Similarly, their already shortened 2020 draft class was shortened even further. The Yankees, for having drafted Cole, lost their second and fifth round draft choices. Whether you're looking forward to Sunday's first round of the draft or not, that the Yankees chose three while the Rays drafted six is a bit jarring.

Meanwhile, with the Spider Tack crackdown, Cole has begun to look a bit more ordinary recently.

While looking at the Yankees as a possible trade partner, the lost picks hurt in the realistic discussions. With Dominguez off-limits, not many 2019 or 2020 draft pieces resonated. With teams being limited to 180 players stateside, the Yankees lost two affiliates, and their identity of throwing a quantity of prospects at the problem.

The Yankees aren't in exactly the same situation as the Cubs, but working back to regular excellence will be tricky. Spending doesn't cure all ills, and they have a few ugly contracts on the books. Similarly, they don't have anything close to "two league minimum All-Stars."

Other owners aren't making the Chapman trade, anymore. Craig Kimbrel will draw quality on trade, but on the same somewhat depressed level as the Darvish trade. The Dodgers can afford free agency signings like Trevor Bauer (about that....), but things are getting different. And not just with Tom Ricketts' team.

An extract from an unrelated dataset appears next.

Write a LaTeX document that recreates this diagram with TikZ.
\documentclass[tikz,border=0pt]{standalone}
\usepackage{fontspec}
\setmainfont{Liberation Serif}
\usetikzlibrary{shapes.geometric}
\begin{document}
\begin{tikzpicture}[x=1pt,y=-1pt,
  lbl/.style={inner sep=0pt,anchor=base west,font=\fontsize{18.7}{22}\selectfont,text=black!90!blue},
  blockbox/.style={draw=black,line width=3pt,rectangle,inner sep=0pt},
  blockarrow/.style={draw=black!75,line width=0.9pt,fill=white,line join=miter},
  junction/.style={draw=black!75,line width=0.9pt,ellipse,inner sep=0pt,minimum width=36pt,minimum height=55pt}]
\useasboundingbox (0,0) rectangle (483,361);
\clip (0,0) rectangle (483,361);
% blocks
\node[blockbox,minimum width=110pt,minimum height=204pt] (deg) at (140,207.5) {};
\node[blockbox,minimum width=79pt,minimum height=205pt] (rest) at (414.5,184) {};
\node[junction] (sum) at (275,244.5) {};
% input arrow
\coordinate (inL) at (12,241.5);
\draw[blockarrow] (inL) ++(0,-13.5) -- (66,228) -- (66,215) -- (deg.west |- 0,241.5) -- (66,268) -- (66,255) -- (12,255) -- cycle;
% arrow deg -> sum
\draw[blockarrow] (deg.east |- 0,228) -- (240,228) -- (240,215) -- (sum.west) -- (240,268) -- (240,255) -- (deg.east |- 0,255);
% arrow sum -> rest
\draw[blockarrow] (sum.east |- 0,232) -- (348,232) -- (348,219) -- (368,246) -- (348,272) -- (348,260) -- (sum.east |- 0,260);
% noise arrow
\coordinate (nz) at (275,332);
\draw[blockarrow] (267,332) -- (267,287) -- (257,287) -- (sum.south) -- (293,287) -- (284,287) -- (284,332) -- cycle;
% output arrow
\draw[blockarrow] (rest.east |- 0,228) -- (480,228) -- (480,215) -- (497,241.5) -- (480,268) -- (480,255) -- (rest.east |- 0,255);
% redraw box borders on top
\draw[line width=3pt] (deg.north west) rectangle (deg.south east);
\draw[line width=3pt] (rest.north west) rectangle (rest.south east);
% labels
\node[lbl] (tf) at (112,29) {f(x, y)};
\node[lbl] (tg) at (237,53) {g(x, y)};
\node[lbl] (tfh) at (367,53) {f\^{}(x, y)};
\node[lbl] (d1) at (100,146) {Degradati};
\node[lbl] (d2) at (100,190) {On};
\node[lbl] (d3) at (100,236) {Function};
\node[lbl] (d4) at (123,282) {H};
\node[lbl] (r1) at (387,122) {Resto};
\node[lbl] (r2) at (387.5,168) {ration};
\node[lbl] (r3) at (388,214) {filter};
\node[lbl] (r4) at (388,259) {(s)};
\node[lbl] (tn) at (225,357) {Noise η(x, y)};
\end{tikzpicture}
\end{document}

Owners seem to want to be (as much as possible) phasing out the "win through free agency angle" out of the game. The draft, international free agency, development, and astute trading seem the difference makers now. The Red Sox have sling-shotted from the embarrassment of the loss of Mookie Betts in a give-up trade, to being much better positioned for the future than the Yankees. The Reds’ horrible bullpen is now useful five weeks later over a few waIver wire additions. Life comes at you fast in baseball.

And few Cubs fans or Yankees fans realize they're going through similar tumult. Free agency can put a team over the top, with a solid pipeline (see the Cubs in 2015 and 2016). It can send a team adrift, as appears to be happening with the Yankees now. Or, with the Cubs from 2017 to present, over-reliance on free agency can do a bit of both. The Cubs and Yankees are in similar Spiderman suits, pointing at each other, and unaware how they got there, in many cases, with neither having likely All-Star options at league minimum salaries for a while, or much of a way to get there.